R&D ENVIRONMENT LOOKS TOUGH
U.S. firms raise spending less than 5%, face sophisticated foreign competitors

SOPHIE WILKINSON

Industrial R&D in the coming year will feature more alliances, greater interaction between industry and federal labs, and more grants to universities. But spending will decline as a percent of sales, and there will be less outsourcing of research activity.

PHOTOS BY SOPHIE WILKINSON
So says Albert L. Johnson II, senior analyst for science and technology with Corning. Johnson, who chairs the Industrial Research Institute’s (IRI) Research-on-Research Committee, spoke at last week’s presentation of the committee’s annual R&D trends forecast. IRI’s member companies account for some 60% of the industry-funded R&D that is performed in the U.S. Nearly half of the institute’s 201 U.S. members responded to the survey on which the forecast is based.

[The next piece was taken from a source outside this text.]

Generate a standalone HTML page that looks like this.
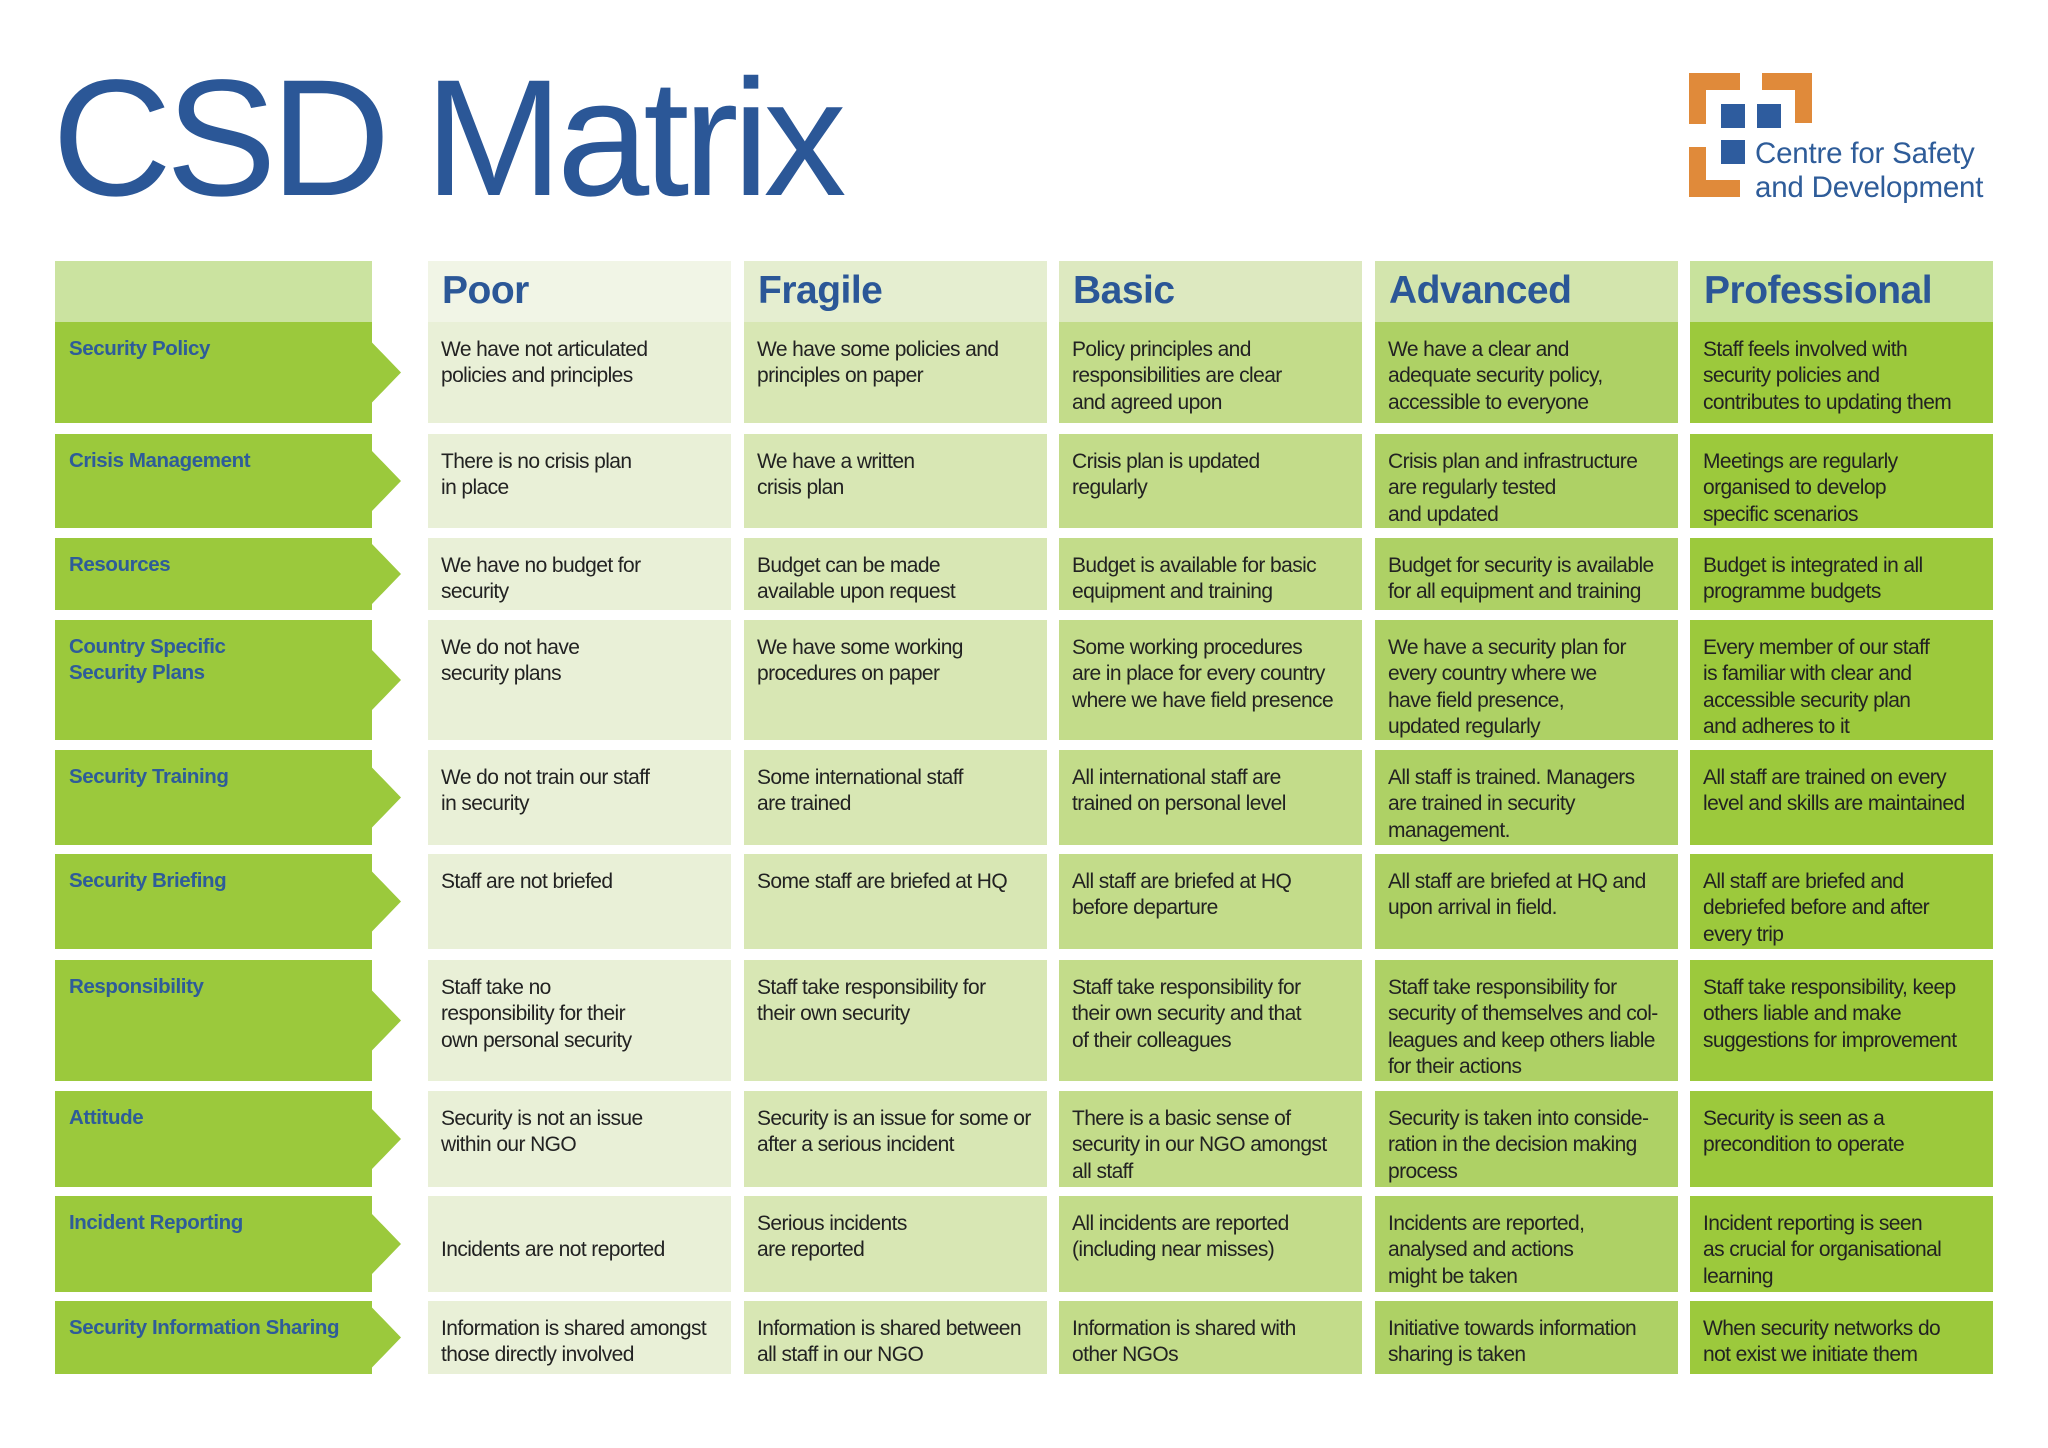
<!DOCTYPE html>
<html><head><meta charset="utf-8">
<style>
body{margin:0;background:#fff;width:2048px;height:1448px;position:relative;overflow:hidden;font-family:"Liberation Sans",sans-serif}
.abs{position:absolute}
.cell{position:absolute;box-sizing:border-box;padding:15px 0 0 13px;font-size:21px;line-height:26.3px;color:#222;white-space:nowrap;letter-spacing:-0.6px}
.hdr{position:absolute;box-sizing:border-box;padding:8px 0 0 14px;font-size:39px;font-weight:bold;color:#2b5797;letter-spacing:-0.5px}
.lbl{position:absolute;box-sizing:border-box;padding:14px 0 0 14px;font-size:20.5px;line-height:26px;font-weight:bold;color:#2e5c99;letter-spacing:-0.4px;white-space:nowrap}
</style></head><body>
<div class="abs" style="left:52px;top:41px;font-size:166px;color:#2b5797;letter-spacing:-6px;line-height:196px">CSD Matrix</div>
<svg class="abs" style="left:0;top:0" width="2048" height="260">
<g fill="#e08a3a">
<path d="M1689 73h51v17h-34v34h-17z"/>
<path d="M1762 73h50v50h-17v-33h-33z"/>
<path d="M1689 147h17v33h34v17h-51z"/>
</g>
<g fill="#2e5c9e">
<rect x="1721" y="104" width="24" height="24"/>
<rect x="1757" y="104" width="24" height="24"/>
<rect x="1721" y="140" width="24" height="24"/>
</g>
<text x="1755" y="163" font-family="Liberation Sans, sans-serif" font-size="29.5" fill="#2e5c99" letter-spacing="-0.2">Centre for Safety</text>
<text x="1755" y="197" font-family="Liberation Sans, sans-serif" font-size="29.5" fill="#2e5c99" letter-spacing="-0.2">and Development</text>
</svg>
<div id="grid"></div>
<script>
const levels=["Poor","Fragile","Basic","Advanced","Professional"];
const topics=["Security Policy","Crisis Management","Resources","Country Specific<br>Security Plans","Security Training","Security Briefing","Responsibility","Attitude","Incident Reporting","Security Information Sharing"];
const cells=[
["We have not articulated<br>policies and principles","We have some policies and<br>principles on paper","Policy principles and<br>responsibilities are clear<br>and agreed upon","We have a clear and<br>adequate security policy,<br>accessible to everyone","Staff feels involved with<br>security policies and<br>contributes to updating them"],
["There is no crisis plan<br>in place","We have a written<br>crisis plan","Crisis plan is updated<br>regularly","Crisis plan and infrastructure<br>are  regularly tested<br>and updated","Meetings are regularly<br>organised to develop<br>specific scenarios"],
["We have no budget for<br>security","Budget can be made<br>available upon request","Budget is available for basic<br>equipment and training","Budget for security is available<br>for all equipment and training","Budget is integrated in all<br>programme budgets"],
["We do not have<br>security plans","We have some working<br>procedures on paper","Some working procedures<br>are in place for every country<br>where we have field presence","We have a security plan for<br>every country where we<br>have field presence,<br>updated regularly","Every member of our staff<br>is familiar with clear and<br>accessible security plan<br>and adheres to it"],
["We do not train our staff<br>in security","Some international staff<br>are trained","All international staff are<br>trained on personal level","All staff is trained. Managers<br>are trained in security<br>management.","All staff are trained on every<br>level and skills are maintained"],
["Staff are not briefed","Some staff are briefed at HQ","All staff are briefed at HQ<br>before departure","All staff are briefed at HQ and<br>upon arrival in field.","All staff are briefed and<br>debriefed before and after<br>every trip"],
["Staff  take no<br>responsibility for their<br>own personal security","Staff take responsibility for<br>their own security","Staff take responsibility for<br>their own security and that<br>of their colleagues","Staff take responsibility  for<br>security of themselves and col-<br>leagues and keep others liable<br>for their actions","Staff take responsibility, keep<br>others liable and make<br>suggestions for improvement"],
["Security is not an issue<br>within our NGO","Security is an issue for some or<br>after a serious incident","There is a basic sense of<br>security in our NGO amongst<br>all staff","Security is taken into conside-<br>ration in the decision making<br>process","Security is seen as a<br>precondition to operate"],
["<br>Incidents are not reported","Serious incidents<br>are reported","All incidents are reported<br>(including near misses)","Incidents are reported,<br>analysed and actions<br>might be taken","Incident reporting is seen<br>as crucial for organisational<br>learning"],
["Information is shared amongst<br>those directly involved","Information is shared between<br>all staff in our NGO","Information is shared with<br>other NGOs","Initiative towards information<br>sharing is taken","When security networks do<br>not exist we initiate them"]];
const rowTop=[322,434,538,620,750,854,960,1091,1196,1301];
const rowBot=[423,528,610,740,845,949,1081,1187,1292,1374];
const colX=[428,744,1059,1375,1690];
const colW=303;
const hdrBg=["#f1f5e6","#e5eed0","#dde9c0","#d3e5ad","#c8e29c"];
const cellBg=["#e9f0d7","#d8e7b4","#c3dc8a","#aed165","#9cc93c"];
const g=document.getElementById('grid');
function mk(cls,css,html){const d=document.createElement('div');d.className=cls;d.style.cssText=css;d.innerHTML=html;g.appendChild(d);return d;}
const corner=mk('abs','left:55px;top:261px;width:317px;height:61px;background:#cbe3a0','');


levels.forEach((L,j)=>{
 const h=mk('hdr',`left:${colX[j]}px;top:261px;width:${colW}px;height:61px;background:${hdrBg[j]}`,L);
 
 
});
const svgNS='http://www.w3.org/2000/svg';
topics.forEach((t,i)=>{
 const top=rowTop[i],h=rowBot[i]-top;
 const s=document.createElementNS(svgNS,'svg');
 s.setAttribute('class','abs');s.style.left='55px';s.style.top=top+'px';
 s.setAttribute('width','350');s.setAttribute('height',h);
 const p=document.createElementNS(svgNS,'polygon');
 p.setAttribute('points',`0,0 317,0 317,${h/2-30} 346,${h/2} 317,${h/2+30} 317,${h} 0,${h}`);
 p.setAttribute('fill','#9bc93c');s.appendChild(p);
 
 
 g.appendChild(s);
 const l=mk('lbl',`left:55px;top:${top}px;width:317px;height:${h}px`,t);
 
 
 levels.forEach((L,j)=>{
  const c=mk('cell',`left:${colX[j]}px;top:${top}px;width:${colW}px;height:${h}px;background:${cellBg[j]}`,cells[i][j]);
  
  
 });
});
</script>
</body></html>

Most of the companies expect 2003 spending on R&D and related capital projects to grow less than 5%. In fact, one-fourth of the firms will hold the line or reduce R&D and capital spending. Another third plan to raise R&D spending 2.5% or less. And half anticipate capital spending increases in that range.

Only 20% of respondents intend to increase their spending on new projects by 5% or more in 2003, compared with more than 50% in 2001. And the fraction of companies that plan to invest 5% or more in directed basic research—a measure that has ranged from 13 to 20% for years—“broke through the 10% floor in this year’s forecast,” Johnson said.

Roughly half of the respondents plan to increase their use of alliances and joint ventures in 2003, Johnson said. “There will be more collaboration, less paying other people to do the work.”

John E. Jankowski, director of NSF’s R&D statistics program, provided context for the IRI results. NSF estimates that the U.S. will have spent about $292 billion on R&D by the end of this year—an increase of about 3.5% over 2001, or about 2.5% after adjusting for inflation. In constant dollars, industry has nearly doubled its R&D spending since 1993, whereas federal funding remains essentially flat.

In 2000, the latest year for which NSF has firm data, the chemical industry spent $21.3 billion on R&D. About 60% was for pharmaceutical R&D, and most of the rest went to research in basic and other chemicals. What drives research? Parry M. Norling, American Association for the Advancement of Science fellow with the Science & Technology Policy Institute at RAND, said it is a combination of intense global competition and exploitable scientific opportunities, such as having many blockbuster drugs come off patent between now and 2007 (see page 39). Much of the research aimed at designing cheaper generic replacements is being done in India and Asia, in many cases in partnerships.

U.S. companies themselves are moving more R&D abroad to access highly skilled researchers, government labs with state-of-the-art facilities in Europe and Asia, and attractive intellectual property laws, said Gregory Tassey, senior economist at the National Institute of Standards & Technology.

Given that the U.S. accounts for just 4% of the world’s population, it has had a remarkable run of technological and financial success. But “the law of large numbers is going to catch up with us,” Tassey said. The nation’s high-tech sector, which is presumably less vulnerable to foreign competition than other sectors, accounts for no more than 10% of gross domestic product. “The other 90-plus percent of the economy,” he said, “is increasingly under competitive pressure from science and engineering graduates in Asia, the European Framework program that has a $3.5 billion budget, upgrading of research facilities in Europe and Asia, and innovation parks that are springing up in India.

“We’re still the most technologically advanced economy,” Tassey added, “but we will slide back over time into the pack. They’re slowly eating our lunch.”